China's economy in 2008 will maintain a robust and stable momentum despite uncertainties ahead, according to signs revealed during the country's top legislative and political advisory sessions.
Liu Shucheng, a political adviser and director of the Economic Research Institute of the Chinese Academy of Social Sciences (CASS), believes it is almost out of question for China to score 10 percent of gross domestic product (GDP) growth this year.
"China's economy has maintained a long period of continued and stable growth, which is unprecedented since the founding of New China (in 1949)," he said.
Justin Yifu Lin, a deputy to the National People's Congress (NPC) and the World Bank's chief economist, holds a similar view, saying China's economy would be affected little by the US subprime crisis.
"The demand by the United States, China's second largest trade partner, would not decrease by a large margin as most of Chinese exports to it were low- and middle-end," Lin said.
Despite the sound economic expansion on the whole, Zhang Quan, an NPC deputy and head of Shanghai environmental protection administration, held that China should be fully prepared for the uncertainties ahead.
"Risk prevention capability should be further strengthened. Just as an old Chinese saying goes: be prepared for danger in times of safety," he said.
In his government work report at the NPC session, Premier Wen Jiabao said, "There are quite a few uncertainties in the current economic situation home and abroad, so we need to keep close track of new developments and problems, properly size up situations and take prompt and flexible measures to respond to them while keeping our feet firmly rooted in reality."
China's GDP in 2007 reached 24.66 trillion yuan, an increase of 65.5 percent over 2002 and average annual increase of 10.6 percent. However, the consumer price index (CPI) in 2007 rose 4.8 percent year-on-year, the highest since 1997 and well above the 3 percent target, mainly due to rises in food and housing costs. In January this year, monthly CPI rose 7.1 percent, the highest monthly surge in the past 11 years.
Meanwhile, the US Federal Reserve cut interest rate six times in seven months. The European Central Bank (ECB) held key interest rate steady for fears of further inflation in the eurozone as inflation remained a record high of 3.2 percent since the beginning of the year.
In general, the impact from US subprime crisis on global economy is not clear. And there is no consensus on how international oil price and price hikes would impact on inflation.
Under such circumstances, Premier Wen called for the appropriate pace, focus and intensity of macroeconomic regulation to sustain steady and fast economic development and avoid drastic economic fluctuations.
The premier said China would strive to keep this year's CPI increase at around 4.8 percent while following a prudent fiscal policy and a tight monetary policy.

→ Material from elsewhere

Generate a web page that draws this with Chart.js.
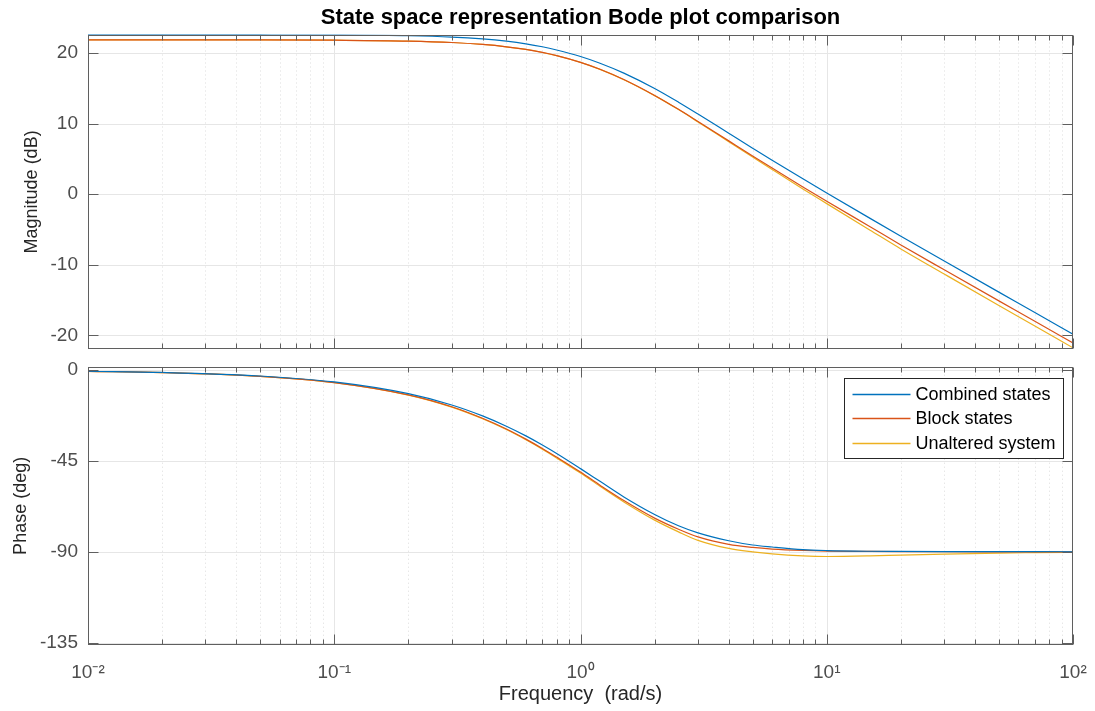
<!DOCTYPE html>
<html>
<head>
<meta charset="utf-8">
<script src="https://cdn.jsdelivr.net/npm/chart.js@4.4.0/dist/chart.umd.min.js"></script>
<style>
  body { margin: 0; background: #fff; }
  #wrap { position: relative; width: 1095px; height: 711px; }
  #magBox { position: absolute; left: 0; top: 0; }
  #phaseBox { position: absolute; left: 0; top: 358px; }
</style>
</head>
<body>
<div id="wrap">
  <div id="magBox"><canvas id="chartMag" width="1095" height="358"></canvas></div>
  <div id="phaseBox"><canvas id="chartPhase" width="1095" height="353"></canvas></div>
</div>
<script>
// frequencies (rad/s) the curves were read at
const freq = [0.01, 0.02, 0.05, 0.1, 0.2, 0.3, 0.4, 0.5, 0.6, 0.7, 0.8, 1, 1.2, 1.5, 2, 2.5, 3, 4, 5, 6, 8, 10, 15, 20, 30, 50, 70, 100];

// magnitude (dB)
const magCombined = [22.60, 22.60, 22.59, 22.56, 22.44, 22.25, 21.99, 21.67, 21.30, 20.88, 20.42, 19.50, 18.55, 17.15, 14.97, 13.03, 11.35, 8.63, 6.52, 4.81, 2.17, 0.16, -3.43, -5.95, -9.47, -13.88, -16.77, -19.85];
const magBlock = [21.86, 21.85, 21.85, 21.81, 21.69, 21.49, 21.21, 20.88, 20.50, 20.08, 19.63, 18.68, 17.70, 16.24, 13.99, 12.02, 10.30, 7.55, 5.42, 3.70, 1.03, -1.00, -4.62, -7.20, -10.72, -15.12, -18.00, -21.08];
const magUnaltered = [21.86, 21.85, 21.85, 21.81, 21.69, 21.49, 21.21, 20.88, 20.50, 20.07, 19.62, 18.67, 17.68, 16.22, 13.96, 11.98, 10.24, 7.44, 5.27, 3.50, 0.74, -1.34, -5.10, -7.76, -11.32, -15.78, -18.68, -21.77];

// phase (deg)
const phaseCombined = [-0.59, -1.18, -2.95, -5.9, -11.7, -17.3, -22.7, -27.8, -32.6, -37.1, -41.3, -48.8, -55.1, -62.8, -71.5, -77.1, -80.6, -84.5, -86.6, -87.6, -88.9, -89.35, -89.7, -89.8, -89.87, -89.9, -89.93, -89.95];
const phaseBlock = [-0.62, -1.25, -3.12, -6.2, -12.3, -18.2, -23.9, -29.2, -34.2, -38.8, -43.1, -50.5, -57.0, -64.6, -73.3, -78.8, -82.6, -86.3, -87.8, -88.6, -89.3, -89.6, -89.8, -89.9, -89.95, -89.97, -89.98, -89.99];
const phaseUnaltered = [-0.63, -1.26, -3.14, -6.25, -12.4, -18.35, -24.1, -29.45, -34.5, -39.15, -43.5, -51.0, -57.55, -65.3, -74.3, -80.1, -84.3, -88.3, -90.0, -91.0, -92.0, -92.3, -92.0, -91.6, -91.1, -90.6, -90.4, -90.2];

const seriesLabels = ["Combined states", "Block states", "Unaltered system"];
const seriesColors = ["#0072BD", "#D95319", "#EDB120"];

const xTicks = [0.01, 0.1, 1, 10, 100];
const xTickLabels = ["10\u207B\u00B2", "10\u207B\u00B9", "10\u2070", "10\u00B9", "10\u00B2"];
const magTicks = [-20, -10, 0, 10, 20];
const phaseTicks = [-135, -90, -45, 0];

const minorX = [];
for (let d = 0; d < 4; d++) {
  for (let m = 2; m < 10; m++) minorX.push(xTicks[d] * m);
}

Chart.defaults.font.family = "'Liberation Sans', Arial, Helvetica, sans-serif";

function makeSets(values) {
  return values.map((vals, i) => ({
    label: seriesLabels[i],
    data: freq.map((f, k) => ({ x: f, y: vals[k] })),
    borderColor: seriesColors[i],
    backgroundColor: seriesColors[i],
    borderWidth: 1.2,
    pointRadius: 0,
    cubicInterpolationMode: "monotone",
    fill: false
  }));
}

function hLine(ctx, x1, x2, y) { ctx.beginPath(); ctx.moveTo(x1, y); ctx.lineTo(x2, y); ctx.stroke(); }
function vLine(ctx, x, y1, y2) { ctx.beginPath(); ctx.moveTo(x, y1); ctx.lineTo(x, y2); ctx.stroke(); }

const matlabBox = {
  id: "matlabBox",
  beforeDatasetsDraw(chart) {
    const { ctx, chartArea: a, scales: { x, y } } = chart;
    ctx.save();
    ctx.beginPath();
    ctx.rect(a.left, a.top, a.right - a.left, a.bottom - a.top);
    ctx.clip();
    ctx.lineWidth = 1;
    ctx.strokeStyle = "#dcdcdc";
    ctx.setLineDash([1, 3]);
    minorX.forEach(v => vLine(ctx, Math.round(x.getPixelForValue(v)) + 0.5, a.top, a.bottom));
    ctx.setLineDash([]);
    ctx.strokeStyle = "#e6e6e6";
    xTicks.forEach(v => vLine(ctx, Math.round(x.getPixelForValue(v)) + 0.5, a.top, a.bottom));
    y.ticks.forEach(t => hLine(ctx, a.left, a.right, Math.round(y.getPixelForValue(t.value)) + 0.5));
    ctx.restore();
  },
  afterDatasetsDraw(chart, args, opts) {
    const { ctx, chartArea: a, scales: { x, y } } = chart;
    ctx.save();
    ctx.lineWidth = 1;
    ctx.strokeStyle = "#5f5f5f";
    const L = Math.round(a.left) + 0.5, R = Math.round(a.right) - 0.5;
    const T = Math.round(a.top) + 0.5, B = Math.round(a.bottom) - 0.5;
    ctx.strokeRect(L, T, R - L, B - T);
    xTicks.forEach(v => {
      const px = Math.round(x.getPixelForValue(v)) + 0.5;
      vLine(ctx, px, T, T + 10);
      vLine(ctx, px, B, B - 10);
    });
    minorX.forEach(v => {
      const px = Math.round(x.getPixelForValue(v)) + 0.5;
      vLine(ctx, px, T, T + 5);
      vLine(ctx, px, B, B - 5);
    });
    y.ticks.forEach(t => {
      const py = Math.round(y.getPixelForValue(t.value)) + 0.5;
      hLine(ctx, L, L + 10, py);
      hLine(ctx, R, R - 10, py);
    });

    if (opts.legend) {
      const bw = 219, bh = 80;
      const bx = Math.round(a.right - 10 - bw) + 0.5;
      const by = Math.round(a.top + 11) + 0.5;
      ctx.fillStyle = "#fff";
      ctx.fillRect(bx, by, bw, bh);
      ctx.strokeStyle = "#262626";
      ctx.strokeRect(bx, by, bw, bh);
      ctx.font = "18px 'Liberation Sans', Arial, sans-serif";
      ctx.textBaseline = "middle";
      chart.data.datasets.forEach((ds, i) => {
        const ly = Math.round(by + 15 + i * 24.5) + 0.5;
        ctx.strokeStyle = seriesColors[i];
        ctx.lineWidth = 1.5;
        hLine(ctx, bx + 8, bx + 66, ly);
        ctx.fillStyle = "#000";
        ctx.fillText(ds.label, bx + 71, ly + 1);
      });
    }
    ctx.restore();
  }
};

function yScale(min, max, ticks, title, titlePad) {
  return {
    type: "linear",
    min, max,
    afterBuildTicks: s => { s.ticks = ticks.map(v => ({ value: v })); },
    afterFit: s => { s.width = 88; s.paddingTop = 0; s.paddingBottom = 0; },
    grid: { display: false, drawTicks: false },
    border: { display: false },
    ticks: { color: "#4d4d4d", padding: 10, font: { size: 19 } },
    title: { display: true, text: title, color: "#262626", font: { size: 18 }, padding: { top: titlePad } }
  };
}

function xScale(showLabels) {
  return {
    type: "logarithmic",
    min: 0.01, max: 100,
    afterBuildTicks: s => { s.ticks = xTicks.map(v => ({ value: v })); },
    afterFit: s => { s.height = showLabels ? 66 : 0; s.paddingLeft = 0; s.paddingRight = 0; },
    grid: { display: false, drawTicks: false },
    border: { display: false },
    ticks: {
      display: showLabels,
      autoSkip: false,
      maxRotation: 0,
      color: "#4d4d4d",
      padding: 16,
      font: { size: 19 },
      callback: (v, i) => xTickLabels[i]
    },
    title: { display: showLabels, text: "Frequency  (rad/s)", color: "#262626", font: { size: 20 }, padding: { bottom: 5 } }
  };
}

new Chart(document.getElementById("chartMag"), {
  type: "line",
  data: { datasets: makeSets([magCombined, magBlock, magUnaltered]) },
  options: {
    responsive: false,
    animation: false,
    devicePixelRatio: 1,
    layout: { padding: { left: 0, right: 22, top: 0, bottom: 8.7 } },
    plugins: {
      legend: { display: false },
      tooltip: { enabled: false },
      title: {
        display: true,
        fullSize: false,
        text: "State space representation Bode plot comparison",
        color: "#000",
        font: { size: 22, weight: "bold" },
        padding: { top: 5, bottom: 3.1 }
      },
      matlabBox: { legend: false }
    },
    scales: {
      x: xScale(false),
      y: yScale(-21.98, 22.62, magTicks, "Magnitude (dB)", 21)
    }
  },
  plugins: [matlabBox]
});

new Chart(document.getElementById("chartPhase"), {
  type: "line",
  data: { datasets: makeSets([phaseCombined, phaseBlock, phaseUnaltered]) },
  options: {
    responsive: false,
    animation: false,
    devicePixelRatio: 1,
    layout: { padding: { left: 0, right: 22, top: 8.7, bottom: 0 } },
    plugins: {
      legend: { display: false },
      tooltip: { enabled: false },
      matlabBox: { legend: true }
    },
    scales: {
      x: xScale(true),
      y: yScale(-136.1, 1.65, phaseTicks, "Phase (deg)", 10)
    }
  },
  plugins: [matlabBox]
});
</script>
</body>
</html>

As the U.S. newspaper International Herald Tribune observed from the premier's report, the price hike has become the top concern of Chinese government. The main task is to rein in growing inflation and prevent the economy from being overheated.
China's top economic planner, central bank governor and financial minister gathered at a press conference on Thursday to explain government measures to regulate macro-economic growth and contain rising inflation.

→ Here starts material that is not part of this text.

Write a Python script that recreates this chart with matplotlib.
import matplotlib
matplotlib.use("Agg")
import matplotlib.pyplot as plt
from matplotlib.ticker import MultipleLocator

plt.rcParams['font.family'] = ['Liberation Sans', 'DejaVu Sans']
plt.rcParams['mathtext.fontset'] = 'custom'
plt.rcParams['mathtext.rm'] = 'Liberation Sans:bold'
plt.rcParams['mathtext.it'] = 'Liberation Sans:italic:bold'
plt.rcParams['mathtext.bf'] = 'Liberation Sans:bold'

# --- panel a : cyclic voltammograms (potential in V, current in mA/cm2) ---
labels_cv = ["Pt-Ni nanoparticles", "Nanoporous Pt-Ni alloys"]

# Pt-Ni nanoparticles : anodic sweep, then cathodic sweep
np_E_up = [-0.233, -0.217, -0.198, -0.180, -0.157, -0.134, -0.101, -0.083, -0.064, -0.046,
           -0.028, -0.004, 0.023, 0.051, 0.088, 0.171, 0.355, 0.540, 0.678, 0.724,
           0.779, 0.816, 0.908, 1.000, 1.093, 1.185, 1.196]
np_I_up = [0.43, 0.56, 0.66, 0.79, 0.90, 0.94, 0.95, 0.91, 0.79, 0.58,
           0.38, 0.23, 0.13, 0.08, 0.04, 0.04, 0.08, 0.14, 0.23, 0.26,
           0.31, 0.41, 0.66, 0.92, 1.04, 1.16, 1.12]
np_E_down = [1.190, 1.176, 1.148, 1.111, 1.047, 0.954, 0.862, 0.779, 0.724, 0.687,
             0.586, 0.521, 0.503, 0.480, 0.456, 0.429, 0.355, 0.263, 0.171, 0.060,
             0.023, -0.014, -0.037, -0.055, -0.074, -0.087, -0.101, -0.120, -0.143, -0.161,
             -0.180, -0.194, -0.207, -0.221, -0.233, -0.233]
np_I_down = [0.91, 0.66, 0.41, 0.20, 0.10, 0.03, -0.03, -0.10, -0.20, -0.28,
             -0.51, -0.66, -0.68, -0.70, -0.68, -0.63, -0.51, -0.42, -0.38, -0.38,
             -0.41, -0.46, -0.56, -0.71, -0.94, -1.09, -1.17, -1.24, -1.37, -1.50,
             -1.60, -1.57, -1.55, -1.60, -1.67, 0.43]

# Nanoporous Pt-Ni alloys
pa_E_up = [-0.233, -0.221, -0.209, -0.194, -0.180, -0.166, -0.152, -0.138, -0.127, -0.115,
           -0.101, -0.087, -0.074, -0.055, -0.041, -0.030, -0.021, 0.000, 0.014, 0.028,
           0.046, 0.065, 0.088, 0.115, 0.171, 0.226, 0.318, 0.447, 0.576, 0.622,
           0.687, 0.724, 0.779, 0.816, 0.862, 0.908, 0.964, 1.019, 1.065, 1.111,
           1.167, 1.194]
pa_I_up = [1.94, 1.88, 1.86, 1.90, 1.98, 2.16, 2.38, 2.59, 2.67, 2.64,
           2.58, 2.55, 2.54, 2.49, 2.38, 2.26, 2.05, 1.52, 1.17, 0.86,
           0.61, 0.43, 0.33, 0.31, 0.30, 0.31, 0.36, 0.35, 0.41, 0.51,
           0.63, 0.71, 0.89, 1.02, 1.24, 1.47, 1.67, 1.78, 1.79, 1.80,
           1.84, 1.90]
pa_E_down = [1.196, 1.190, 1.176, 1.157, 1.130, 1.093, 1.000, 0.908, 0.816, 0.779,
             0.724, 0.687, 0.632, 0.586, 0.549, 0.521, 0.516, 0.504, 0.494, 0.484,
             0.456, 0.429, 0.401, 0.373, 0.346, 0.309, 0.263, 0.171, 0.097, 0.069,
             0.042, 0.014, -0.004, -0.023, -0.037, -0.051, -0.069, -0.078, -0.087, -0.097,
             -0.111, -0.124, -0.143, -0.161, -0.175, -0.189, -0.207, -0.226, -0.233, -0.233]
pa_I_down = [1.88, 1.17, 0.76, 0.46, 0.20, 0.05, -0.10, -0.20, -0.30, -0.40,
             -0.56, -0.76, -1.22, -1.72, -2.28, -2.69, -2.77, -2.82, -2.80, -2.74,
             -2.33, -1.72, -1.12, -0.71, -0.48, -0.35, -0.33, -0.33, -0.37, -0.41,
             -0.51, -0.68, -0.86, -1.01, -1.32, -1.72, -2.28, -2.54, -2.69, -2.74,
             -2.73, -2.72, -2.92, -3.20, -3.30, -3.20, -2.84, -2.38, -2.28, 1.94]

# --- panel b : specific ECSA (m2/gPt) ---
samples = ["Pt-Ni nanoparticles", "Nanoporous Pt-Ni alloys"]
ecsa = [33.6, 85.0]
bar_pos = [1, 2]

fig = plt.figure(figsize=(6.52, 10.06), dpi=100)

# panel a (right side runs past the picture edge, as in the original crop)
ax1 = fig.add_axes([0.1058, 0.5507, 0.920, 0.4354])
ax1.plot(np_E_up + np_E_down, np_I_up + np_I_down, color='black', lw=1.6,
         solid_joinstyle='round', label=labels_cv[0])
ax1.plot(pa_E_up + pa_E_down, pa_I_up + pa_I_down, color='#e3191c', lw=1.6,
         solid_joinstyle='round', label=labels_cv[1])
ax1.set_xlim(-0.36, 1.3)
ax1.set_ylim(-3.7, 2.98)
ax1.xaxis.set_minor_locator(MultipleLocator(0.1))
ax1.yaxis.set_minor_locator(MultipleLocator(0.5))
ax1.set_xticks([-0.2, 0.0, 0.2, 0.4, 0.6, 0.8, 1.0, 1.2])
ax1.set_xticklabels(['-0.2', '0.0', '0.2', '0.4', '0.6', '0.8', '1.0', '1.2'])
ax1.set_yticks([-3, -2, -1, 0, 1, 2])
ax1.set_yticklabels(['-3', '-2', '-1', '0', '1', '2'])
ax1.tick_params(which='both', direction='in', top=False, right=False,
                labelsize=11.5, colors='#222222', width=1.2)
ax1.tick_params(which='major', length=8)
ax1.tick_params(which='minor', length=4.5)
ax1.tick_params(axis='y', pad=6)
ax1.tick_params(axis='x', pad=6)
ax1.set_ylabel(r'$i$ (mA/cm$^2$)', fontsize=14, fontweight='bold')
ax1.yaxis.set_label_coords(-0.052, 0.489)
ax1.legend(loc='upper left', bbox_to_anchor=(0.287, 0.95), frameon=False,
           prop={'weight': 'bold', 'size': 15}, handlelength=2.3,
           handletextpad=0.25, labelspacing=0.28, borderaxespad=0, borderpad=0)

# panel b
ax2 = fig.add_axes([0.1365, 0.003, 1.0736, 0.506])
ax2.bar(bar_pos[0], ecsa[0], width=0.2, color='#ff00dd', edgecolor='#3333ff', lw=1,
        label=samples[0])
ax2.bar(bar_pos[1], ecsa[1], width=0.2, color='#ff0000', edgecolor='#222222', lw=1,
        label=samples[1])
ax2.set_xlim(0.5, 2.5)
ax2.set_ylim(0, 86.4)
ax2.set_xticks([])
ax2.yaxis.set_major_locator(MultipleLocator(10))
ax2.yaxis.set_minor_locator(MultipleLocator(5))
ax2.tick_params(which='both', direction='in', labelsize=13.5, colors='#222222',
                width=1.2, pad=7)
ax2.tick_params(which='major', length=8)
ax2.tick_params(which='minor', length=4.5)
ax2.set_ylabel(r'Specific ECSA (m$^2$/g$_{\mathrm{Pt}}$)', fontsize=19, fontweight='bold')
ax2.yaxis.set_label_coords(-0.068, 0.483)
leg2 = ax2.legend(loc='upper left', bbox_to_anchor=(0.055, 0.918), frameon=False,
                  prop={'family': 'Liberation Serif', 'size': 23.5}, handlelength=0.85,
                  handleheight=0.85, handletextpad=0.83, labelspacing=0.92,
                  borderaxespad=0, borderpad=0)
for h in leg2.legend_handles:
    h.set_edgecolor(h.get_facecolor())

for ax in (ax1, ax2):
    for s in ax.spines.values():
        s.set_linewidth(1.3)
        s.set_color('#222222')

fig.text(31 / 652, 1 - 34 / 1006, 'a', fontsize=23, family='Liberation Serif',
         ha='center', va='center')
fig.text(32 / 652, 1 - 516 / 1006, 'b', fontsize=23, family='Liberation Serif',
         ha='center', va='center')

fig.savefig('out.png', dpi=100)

To prevent fast economic growth from becoming overheated growth and keep structural price increases from turning into significant inflation, the People's Bank of China raised the reserve requirement ratio by half of a percentage point to 15 percent on January 25, the highest since 1984. In 2007, the central bank had raised the ratio ten times and benchmark interest rate six times.
Economists believe the measures are to ensure sound economic growth and stabilize market anticipation of inflation. The central government has regarded curbing price hikes as the "rigid lever" for this year's macroeconomic regulation while saving room for economic structure adjustment.

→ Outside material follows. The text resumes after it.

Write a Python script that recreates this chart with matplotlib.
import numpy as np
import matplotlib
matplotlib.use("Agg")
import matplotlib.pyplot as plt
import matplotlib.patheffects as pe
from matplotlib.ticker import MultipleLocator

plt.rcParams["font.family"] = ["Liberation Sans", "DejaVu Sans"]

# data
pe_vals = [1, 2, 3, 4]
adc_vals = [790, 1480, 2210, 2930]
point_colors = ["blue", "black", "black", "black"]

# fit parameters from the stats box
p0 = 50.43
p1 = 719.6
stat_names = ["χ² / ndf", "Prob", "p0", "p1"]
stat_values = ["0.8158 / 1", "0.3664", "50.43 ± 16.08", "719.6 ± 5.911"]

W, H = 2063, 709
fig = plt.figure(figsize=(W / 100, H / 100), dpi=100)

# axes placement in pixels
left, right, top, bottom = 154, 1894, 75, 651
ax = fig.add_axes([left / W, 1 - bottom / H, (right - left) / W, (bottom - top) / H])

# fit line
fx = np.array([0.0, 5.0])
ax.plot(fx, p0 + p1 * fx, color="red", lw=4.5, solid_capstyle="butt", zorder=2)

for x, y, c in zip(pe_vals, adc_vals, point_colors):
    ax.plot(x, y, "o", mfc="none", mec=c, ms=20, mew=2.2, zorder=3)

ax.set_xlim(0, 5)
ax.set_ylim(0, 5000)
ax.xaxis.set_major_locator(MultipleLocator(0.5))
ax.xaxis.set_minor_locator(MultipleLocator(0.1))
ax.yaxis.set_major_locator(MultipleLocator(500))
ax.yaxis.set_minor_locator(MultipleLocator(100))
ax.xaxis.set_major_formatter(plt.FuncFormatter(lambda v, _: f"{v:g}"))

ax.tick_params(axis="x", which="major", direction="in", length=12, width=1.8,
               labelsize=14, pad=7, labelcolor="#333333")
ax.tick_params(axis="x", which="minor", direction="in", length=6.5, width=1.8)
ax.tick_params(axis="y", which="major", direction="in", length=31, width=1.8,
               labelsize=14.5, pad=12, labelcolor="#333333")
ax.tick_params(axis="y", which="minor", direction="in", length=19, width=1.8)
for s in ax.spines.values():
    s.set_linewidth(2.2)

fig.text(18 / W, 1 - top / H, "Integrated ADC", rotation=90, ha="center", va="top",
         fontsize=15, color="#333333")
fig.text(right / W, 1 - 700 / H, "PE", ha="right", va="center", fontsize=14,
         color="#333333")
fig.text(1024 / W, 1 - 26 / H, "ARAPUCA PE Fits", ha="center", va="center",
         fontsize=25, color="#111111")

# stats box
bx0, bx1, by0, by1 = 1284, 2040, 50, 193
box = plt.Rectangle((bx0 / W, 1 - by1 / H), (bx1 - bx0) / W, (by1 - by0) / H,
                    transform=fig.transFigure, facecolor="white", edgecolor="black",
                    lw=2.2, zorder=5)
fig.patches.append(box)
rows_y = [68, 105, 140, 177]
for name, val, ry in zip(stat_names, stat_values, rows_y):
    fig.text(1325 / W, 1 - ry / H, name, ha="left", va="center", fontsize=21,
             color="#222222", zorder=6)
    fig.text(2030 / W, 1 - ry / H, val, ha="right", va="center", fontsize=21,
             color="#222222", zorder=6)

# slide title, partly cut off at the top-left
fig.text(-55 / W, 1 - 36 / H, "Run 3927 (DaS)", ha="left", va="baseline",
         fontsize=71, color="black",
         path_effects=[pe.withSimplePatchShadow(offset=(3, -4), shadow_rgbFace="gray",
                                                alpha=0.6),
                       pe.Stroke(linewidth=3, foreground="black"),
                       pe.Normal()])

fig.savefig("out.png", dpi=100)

For low-income earners, who are affected most by growing inflation, a protective umbrella will be provided by the government that advocates "putting people first".
"I believe the government will make greater efforts to solve social issues and improve people's livelihood through increasing fiscal revenue and making use of other resources," said Jia Kang, a political advisor and director of the Research Institute for Fiscal Science under the Ministry of Finance.
Indeed, Premier Wen's report showed unusual concern on the issue of prices, and came up with nine measures, short- and long-time, to increase effective supply and curb unreasonable demand.
These measures include expanding production, especially the production of the basic necessities of life such as grain, vegetable oil and meat as well as other commodities in short supply, speeding up improvement of the reserve system, promptly improving and implementing measures to aid the low-income sector of the population and to make sure that the prices of the means of production, particularly agricultural supplies, do not rise rapidly.